Nature or nurture.  Many of my cousins and my cousins' kids are talented in many ways.  THese are the cousins on my father's side where a Gifted and Talented kid isn't anything unusual,  There are those that paint and those that play music and those that have a way with words and those who decorate and those who craft.  Do we all share a gene?  Or were we all blessed with parents who allowed us to be creative and some who encouraged us to spread our wings and fly? 

I would like to think is is nature.  It would make me feel so connected, like we all had this wonderful secret we hold close to our hearts.  A secret we take our occasionally, admire, grin like fools and then tuck it away again.

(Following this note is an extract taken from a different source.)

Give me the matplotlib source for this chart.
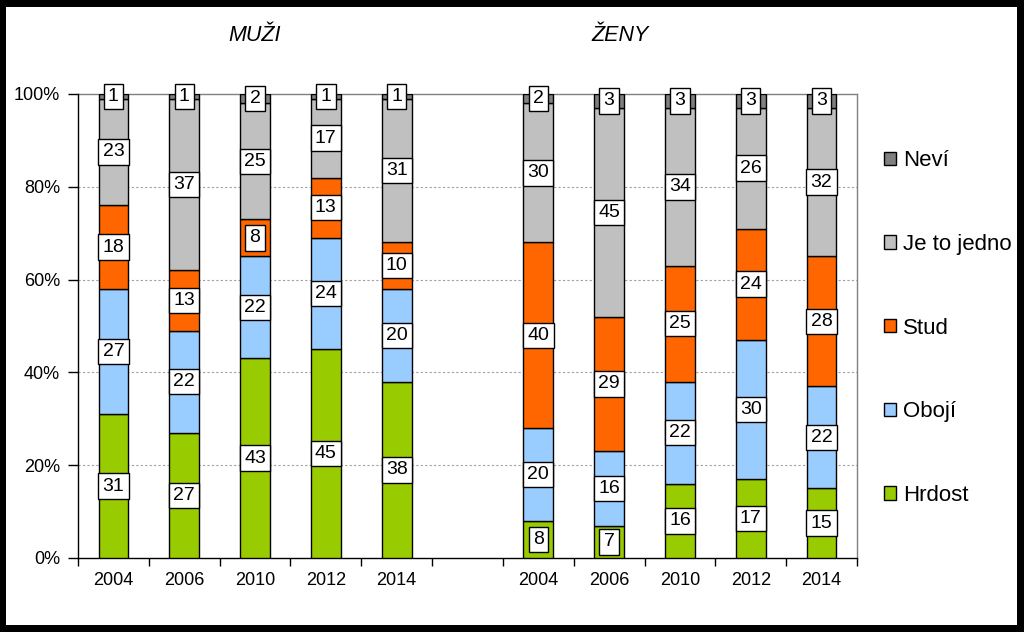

All of this makes me wish I was closer to my other cousins.  The failing is mine, I fear.  I simply believe that people are only being nice or putting up with me and I don't want to bother them.  So I don't.  NOt an excuse but an explanation.  Self esteem definitely comes under nurture.




Talent??  However we got our talents and our desires to create, I'm glad I have mine, even if I am only gluing odd stuff to a wreath or making my umpteenth polymer clay whatever or walking about with an unknown streak of glitter across my nose.  I makes me calm and sometimes, when the stars are just right, I make something that surprises me.